(Dataset rows)
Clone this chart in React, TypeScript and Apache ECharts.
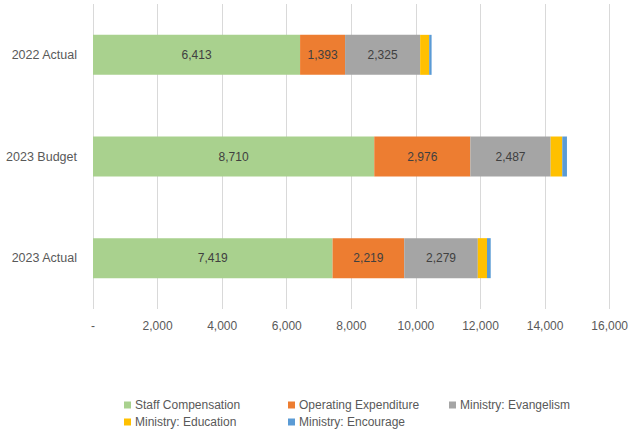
import React, { useEffect, useRef } from "react";
import * as echarts from "echarts";

const categories = ["2022 Actual", "2023 Budget", "2023 Actual"];
const seriesNames = [
  "Staff Compensation",
  "Operating Expenditure",
  "Ministry: Evangelism",
  "Ministry: Education",
  "Ministry: Encourage",
];
const staffCompensation = [6413, 8710, 7419];
const operatingExpenditure = [1393, 2976, 2219];
const ministryEvangelism = [2325, 2487, 2279];
const ministryEducation = [280, 360, 285];
const ministryEncourage = [75, 145, 115];
const colors = ["#a9d18e", "#ed7d31", "#a5a5a5", "#ffc000", "#5b9bd5"];
const showLabels = [true, true, true, false, false];

const FONT = "'Liberation Sans', Arial, sans-serif";
const fmt = (v: number) => (v === 0 ? "-" : v.toLocaleString("en-US"));

export default function App() {
  const ref = useRef<HTMLDivElement>(null);
  useEffect(() => {
    document.body.style.margin = "0";
    if (!ref.current) return;
    const chart = echarts.init(ref.current, null, { renderer: "svg" });
    const values = [
      staffCompensation,
      operatingExpenditure,
      ministryEvangelism,
      ministryEducation,
      ministryEncourage,
    ];
    const legendPos = [
      { left: 124, top: 399 },
      { left: 288, top: 399 },
      { left: 449, top: 399 },
      { left: 124, top: 416 },
      { left: 288, top: 416 },
    ];
    chart.setOption({
      animation: false,
      grid: { left: 93, right: 21, top: 4, bottom: 123, containLabel: false },
      xAxis: {
        type: "value",
        min: 0,
        max: 16000,
        interval: 2000,
        axisLine: { show: false },
        axisTick: { show: false },
        splitLine: { show: true, lineStyle: { color: "#d9d9d9", width: 1 } },
        axisLabel: {
          formatter: (v: number) => fmt(v),
          color: "#595959",
          fontSize: 12,
          fontFamily: FONT,
          margin: 11,
        },
      },
      yAxis: {
        type: "category",
        inverse: true,
        data: categories,
        axisLine: { show: false },
        axisTick: { show: false },
        axisLabel: {
          color: "#595959",
          fontSize: 12.5,
          fontFamily: FONT,
          margin: 16,
        },
      },
      legend: seriesNames.map((n, i) => ({
        data: [n],
        left: legendPos[i].left,
        top: legendPos[i].top,
        icon: "rect",
        itemWidth: 7,
        itemHeight: 7,
        itemGap: 0,
        padding: 0,
        textStyle: { color: "#595959", fontSize: 12, fontFamily: FONT, padding: [0, 0, 0, -1] },
      })),
      series: seriesNames.map((n, i) => ({
        name: n,
        type: "bar",
        stack: "total",
        barWidth: 40,
        data: values[i],
        itemStyle: { color: colors[i] },
        label: {
          show: showLabels[i],
          position: "inside",
          color: "#404040",
          fontSize: 12,
          fontFamily: FONT,
          formatter: (p: any) => fmt(p.value),
        },
      })),
    });
    return () => chart.dispose();
  }, []);
  return <div ref={ref} style={{ width: 631, height: 432 }} />;
}
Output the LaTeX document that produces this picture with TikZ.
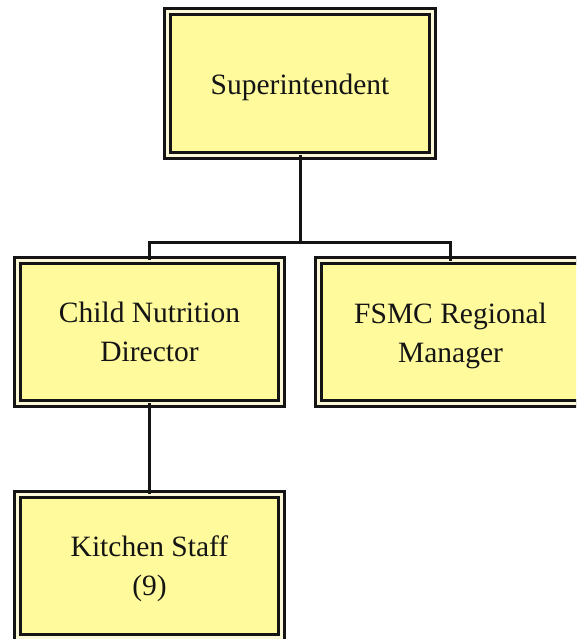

→ **What you have to do**:
Which lines hold the word "document"? Show each one.

→ **Finished exercise**:
    document.body.style.margin = "0";
Output the LaTeX document that produces this picture with TikZ.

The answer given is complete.